Company 2 (machine losing time, motherboard being replaced): phone not working, send email. Response to email pretty fast, we agree that the losing of time in itself isn't disastrous but may signify something more serious, so they'll replace the chassis. Radio silence for the next 2 days (apparently someone phoned on my day out of the office, but since I warned them that I would be out of the office, they should really have emailed). It transpires that in this instance, NBD means "we will ship the replacement parts & then send an engineer the NBD after they arrive". So that's minimum 2 BDs. Again, my expectation is that the engineer should bring the parts with them. (And the lack of information on this annoys me rather more.)
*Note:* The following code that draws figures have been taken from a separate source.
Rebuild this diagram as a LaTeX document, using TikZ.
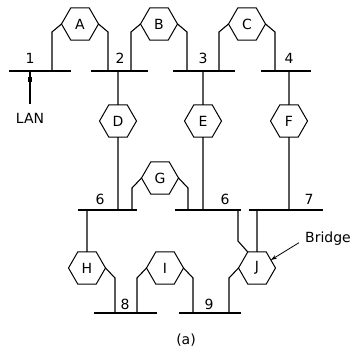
\documentclass[tikz,border=0pt]{standalone}
\usepackage{fontspec}
\setmainfont{DejaVu Sans}
\usetikzlibrary{shapes.geometric,arrows.meta}
\begin{document}
\begin{tikzpicture}[x=1pt,y=-1pt,
  hex/.style={regular polygon,regular polygon sides=6,draw,line width=1pt,minimum size=37pt,inner sep=0pt,outer sep=0pt,font=\fontsize{14}{14}\selectfont},
  bus/.style={line width=1.3pt},
  wire/.style={line width=1.1pt},
  lbl/.style={font=\fontsize{14}{14}\selectfont,inner sep=0pt}]
\useasboundingbox (0,0) rectangle (352,352);
% buses
\coordinate (b1l) at (9,71);   \coordinate (b1r) at (71,71);
\coordinate (b2l) at (91,71);  \coordinate (b2r) at (148,71);
\coordinate (b3l) at (173,71); \coordinate (b3r) at (235,71);
\coordinate (b4l) at (261,71); \coordinate (b4r) at (311,71);
\coordinate (b6l) at (78,210); \coordinate (b6r) at (137,210);
\coordinate (b6bl) at (175,210); \coordinate (b6br) at (241,210);
\coordinate (b7l) at (249,210); \coordinate (b7r) at (323,210);
\coordinate (b8l) at (94,313); \coordinate (b8r) at (157,313);
\coordinate (b9l) at (179,313); \coordinate (b9r) at (241,313);
\foreach \a/\b in {b1l/b1r,b2l/b2r,b3l/b3r,b4l/b4r,b6l/b6r,b6bl/b6br,b7l/b7r,b8l/b8r,b9l/b9r}
  \draw[bus] (\a) -- (\b);
% labels
\node[lbl] (n1) at (30,58) {1};
\node[lbl] (n2) at (120,58) {2};
\node[lbl] (n3) at (203,58) {3};
\node[lbl] (n4) at (289,58) {4};
\node[lbl] (n6a) at (100,199) {6};
\node[lbl] (n6b) at (225,199) {6};
\node[lbl] (n7) at (309,199) {7};
\node[lbl] (n8) at (125,304) {8};
\node[lbl] (n9) at (209,304) {9};
% hexagons
\node[hex] (A) at (80,24) {A};
\node[hex] (B) at (159,24) {B};
\node[hex] (C) at (247,24) {C};
\node[hex] (D) at (118,121) {D};
\node[hex] (E) at (203,121) {E};
\node[hex] (F) at (289,121) {F};
\node[hex] (G) at (160,178) {G};
\node[hex] (H) at (87,268) {H};
\node[hex] (I) at (165,268) {I};
\node[hex] (J) at (257,268) {J};
% LAN drop
\coordinate (lan1) at (30,71);
\node[lbl] (lan) at (30,118) {LAN};
\draw[wire] (lan1) -- (30,104);
\node[fill,minimum width=4pt,minimum height=5pt,inner sep=0pt] (tap) at (30,80) {};
% top bridges
\coordinate (fA1) at (52,71);  \coordinate (fA2) at (108,71);
\coordinate (fB1) at (131,71); \coordinate (fB2) at (187,71);
\coordinate (fC1) at (219,71); \coordinate (fC2) at (275,71);
\draw[wire] (A.west) -- ++(-9.5,8) -- (fA1);
\draw[wire] (A.east) -- ++(9.5,8) -- (fA2);
\draw[wire] (B.west) -- ++(-9.5,8) -- (fB1);
\draw[wire] (B.east) -- ++(9.5,8) -- (fB2);
\draw[wire] (C.west) -- ++(-9.5,8) -- (fC1);
\draw[wire] (C.east) -- ++(9.5,8) -- (fC2);
% vertical bridges
\coordinate (d1) at (118,71);  \coordinate (d2) at (118,210);
\coordinate (e1) at (203,71);  \coordinate (e2) at (203,210);
\coordinate (f1) at (289,71);  \coordinate (f2) at (289,210);
\draw[wire] (d1) -- (D.north) (D.south) -- (d2);
\draw[wire] (e1) -- (E.north) (E.south) -- (e2);
\draw[wire] (f1) -- (F.north) (F.south) -- (f2);
% G
\coordinate (fG1) at (132,210); \coordinate (fG2) at (188,210);
\draw[wire] (G.west) -- ++(-9.5,10) -- (fG1);
\draw[wire] (G.east) -- ++(9.5,10) -- (fG2);
% H
\coordinate (h1) at (87,210); \coordinate (fH) at (115,313);
\draw[wire] (h1) -- (H.north);
\draw[wire] (H.east) -- ++(9.5,10) -- (fH);
% I
\coordinate (fI1) at (137,313); \coordinate (fI2) at (193,313);
\draw[wire] (I.west) -- ++(-9.5,10) -- (fI1);
\draw[wire] (I.east) -- ++(9.5,10) -- (fI2);
% J
\coordinate (j7) at (257,210); \coordinate (j6) at (238,210); \coordinate (fJ9) at (229,313);
\draw[wire] (j7) -- (J.north);
\draw[wire] (j6) -- (238,241) -- (J.120);
\draw[wire] (J.west) -- ++(-9.5,10) -- (fJ9);
% Bridge label
\node[lbl,anchor=west] (bridge) at (305,239) {Bridge};
\draw[line width=0.8pt,-{Stealth[length=6pt,width=4pt]},shorten <=7pt] (bridge.west) -- (J.30);
% caption
\node[lbl] (cap) at (186,340) {(a)};
\end{tikzpicture}
\end{document}
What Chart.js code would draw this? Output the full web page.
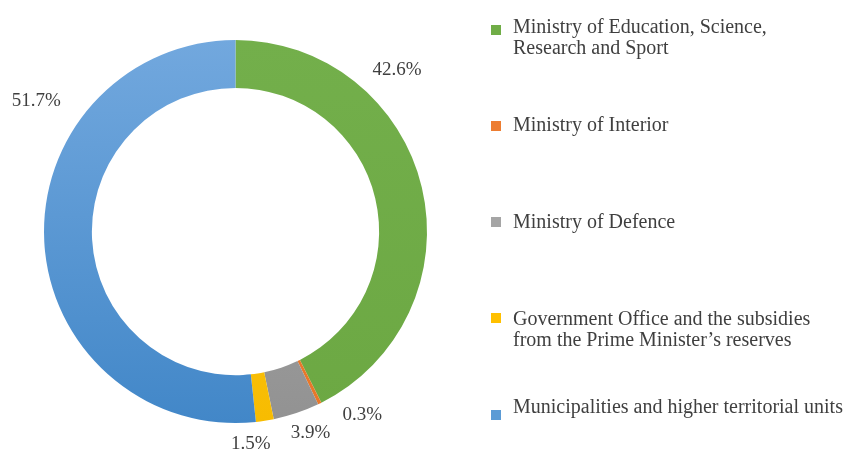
<!DOCTYPE html>
<html>
<head>
<meta charset="utf-8">
<script src="https://cdn.jsdelivr.net/npm/chart.js@4.4.1/dist/chart.umd.min.js"></script>
<style>
  html, body { margin: 0; padding: 0; background: #ffffff; }
  #chart { display: block; }
</style>
</head>
<body>
<canvas id="chart" width="849" height="453"></canvas>
<script>
(function () {
  "use strict";

  // data
  const categories = [
    ["Ministry of Education, Science,", "Research and Sport"],
    ["Ministry of Interior"],
    ["Ministry of Defence"],
    ["Government Office and the subsidies", "from the Prime Minister\u2019s reserves"],
    ["Municipalities and higher territorial units"]
  ];
  const shares = [42.6, 0.3, 3.9, 1.5, 51.7];

  // styles: [top colour, bottom colour] of each slice
  const sliceColors = [
    ["#73AF4B", "#6CA843"],
    ["#ED7D31", "#E8772A"],
    ["#ADADAD", "#929292"],
    ["#FFC830", "#F7BC00"],
    ["#72A8DE", "#4287C8"]
  ];
  const markerColors = ["#70AD47", "#ED7D31", "#A5A5A5", "#FFC000", "#5B9BD5"];

  // layout
  const TEXT_COLOR = "#3f3f3f";
  const LABEL_FONT = "19px 'Liberation Serif', serif";
  const LEGEND_FONT = "20px 'Liberation Serif', serif";
  const labelGap = 26;
  const labelNudge = [[-50, -111], [31, -12], [6, -5], [-18, -2], [18, -142]];
  const legendX = 491;
  const legendTextX = 513;
  const legendLineH = 21;
  const legendBaselines = [33, 131, 228, 325, 413];
  const legendMarkerY = [30, 126, 222, 318, 415];
  const markerSize = 10;

  function sliceFill(ctx) {
    const colors = sliceColors[ctx.dataIndex];
    const area = ctx.chart.chartArea;
    if (!area) return colors[0];
    const g = ctx.chart.ctx.createLinearGradient(0, area.top, 0, area.bottom);
    g.addColorStop(0, colors[0]);
    g.addColorStop(1, colors[1]);
    return g;
  }

  const percentLabels = {
    id: "percentLabels",
    afterDatasetsDraw(chart) {
      const ctx = chart.ctx;
      const meta = chart.getDatasetMeta(0);
      ctx.save();
      ctx.font = LABEL_FONT;
      ctx.fillStyle = TEXT_COLOR;
      ctx.textAlign = "center";
      ctx.textBaseline = "middle";
      meta.data.forEach(function (arc, i) {
        const p = arc.getProps(["x", "y", "startAngle", "endAngle", "outerRadius"], true);
        const mid = (p.startAngle + p.endAngle) / 2;
        const r = p.outerRadius + labelGap;
        const tx = p.x + Math.cos(mid) * r + labelNudge[i][0];
        const ty = p.y + Math.sin(mid) * r + labelNudge[i][1];
        ctx.fillText(shares[i].toFixed(1) + "%", tx, ty);
      });
      ctx.restore();
    }
  };

  const sideLegend = {
    id: "sideLegend",
    afterDraw(chart) {
      const ctx = chart.ctx;
      const labels = chart.data.labels;
      ctx.save();
      ctx.font = LEGEND_FONT;
      ctx.textAlign = "left";
      ctx.textBaseline = "alphabetic";
      labels.forEach(function (lines, i) {
        ctx.fillStyle = markerColors[i];
        ctx.fillRect(legendX, legendMarkerY[i] - markerSize / 2, markerSize, markerSize);
        ctx.fillStyle = TEXT_COLOR;
        lines.forEach(function (line, j) {
          ctx.fillText(line, legendTextX, legendBaselines[i] + j * legendLineH);
        });
      });
      ctx.restore();
    }
  };

  new Chart(document.getElementById("chart"), {
    type: "doughnut",
    data: {
      labels: categories,
      datasets: [{
        data: shares,
        backgroundColor: sliceFill,
        borderWidth: 0,
        hoverOffset: 0
      }]
    },
    options: {
      responsive: false,
      animation: false,
      cutout: "75%",
      layout: { padding: { left: 44, top: 40, right: 422, bottom: 30 } },
      plugins: {
        legend: { display: false },
        tooltip: { enabled: false }
      }
    },
    plugins: [percentLabels, sideLegend]
  });
})();
</script>
</body>
</html>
My assumption is that this is to do with centralised this-and-that: that engineers are based in Place A and parts in Place B (where Place B may in fact be out of the country, or even the continent in extreme cases). But it doesn't actually meet what I want from NBD, though I expect it meets the contract. Am I expecting too much?

(I feel I should note that once I actually get an engineer onsite, they are invariably extremely competent, fast, and hardworking. My complaint is not with any of them!)

* Ideally, for me to send an email, but I will settle for phone.


Selena Deckelmann
2007-11-30 09:24:31
With Company 1, I think that its fair for them to ask for a few tests - no use sending out an engineer if the problem can be solved over the phone.

Company 2 sounds like they have a customer service problem. Shipping parts doesn't surprise me, but they should be able to ship overnight with AM arrival.

The other thing that gets me is that when you buy NBD, the service company already KNOWS what hardware you have! It shouldn't be that hard to have spares in a geographically convenient location.

Generally speaking, I get NBD on core services - like RAID and backups. Otherwise, I have spares and do most troubleshooting myself. My company is fairly small - about ~$150k in computer hardware (at full replacement cost), and only ~25 end users to support.

Juliet Kemp
2007-12-03 07:09:42
Yes, agreed that with Company 1 I'm really just being lazy :-)

Company 2 is rather more irritating. I wouldn't even mind quite so much if they *told* me that that was what they were doing (because then I could chase our guys in Stores if I'm expecting something & make sure notification hasn't gone astray). Also, as you say: overnight shipping with 9am guarantee & then send an engineer to arrive at 10 or later would be fine.

I really don't like doing hardware troubleshooting so would rather have service available.

2007-12-05 10:15:17
Worked for a company in California, that really did what both company 1 and 2 does. They would have a tech work with the client over the phone, hopefully to fix the problem and not have to send the tech, but if that didn't work would ship the parts out fedex and have the techs pick them up from the fedex site closest to them. Problem was, some of the phone techs would deduce from thier testing the wrong part that needed fixing and the one's of us going to each client would then have to re-schedule and wait for the part that we found the error in. Reason they don't keep parts with techs is two-fold, one some techs use parts that they don't report and so then don't have when it is needed for another client, second...way too much money to stock each tech appropriately.
2007-12-12 00:07:47
Yes, but .. what happens if you b*gger something up when you're doing the hardware testing for them? Who's liable? Who pays??

I'd tell them it's (your) company policy not to mess with supportd hardware ..

Juliet Kemp
2007-12-17 04:50:24
JesusinOz - the testing they ask you to do is run stuff from the vendor-provided CD, so it shouldn't cause further problems (& if it does they'll take responsibility). So it's OK from that POV.